The formation of the alliance comes after Washington said it was abandoning a plan to train and equip rebels to fight the Islamic State group and could provide the US with a new partner in the battle against the extremist group.

The alliance was announced in a statement published online by a spokesman for the Kurdish People's Protection Units (YPG).

"The sensitive stage through which our country Syria is passing and the rapid developments on the military and political front... require a united national military force for all Syrians, including Kurds, Arabs and Syriacs and all others," the statement said.

The alliance includes several Syrian rebel groups that have backed the YPG in battles against IS, including the mostly-Arab Euphrates Volcano group.

Groups representing Arab tribes and Syriac Christians are also listed as participating in the new force.

Washington has already partnered with the YPG to battle the Islamic State group in parts of northern Syria, with the US-led coalition providing Kurdish forces with air cover as they fought the extremists on the ground.

But the growing strength of the YPG has rattled neighbouring Turkey, which considers the group a branch of the outlawed Kurdistan Worker's Party (PKK).

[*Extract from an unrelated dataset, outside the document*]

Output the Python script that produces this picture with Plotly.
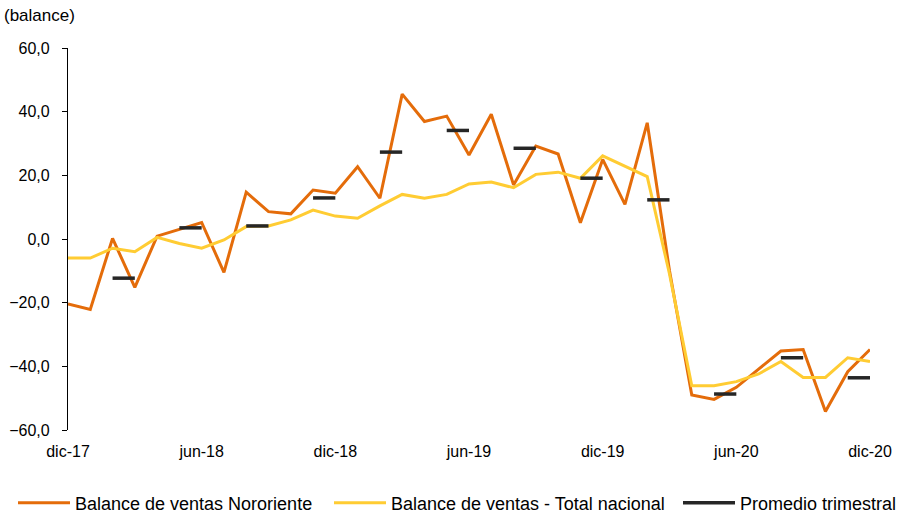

And the strong ties between Washington and Syria's Kurds have also caused resentment among other Syrian rebel groups who have lobbied for US air support and weapons.

The YPG has had several successes in ousting IS from areas of northern Syria, backed by groups like Euphrates Volcano.

In January, they pushed IS out of the border town of Kobane after four months of fighting and heavy US-led airstrikes.

And in June, they seized the key town of Tal Abyad from IS fighters, depriving them of a main transit point on the way to their de facto Syrian capital Raqqa.

Much of the Syrian opposition has regarded the Kurds with suspicion because of the careful line they have walked since the uprising began in March 2011.

Despite years of repression by Damascus, they declined to take up arms against the regime and have instead focused on building autonomous governance in Kurdish-majority regions.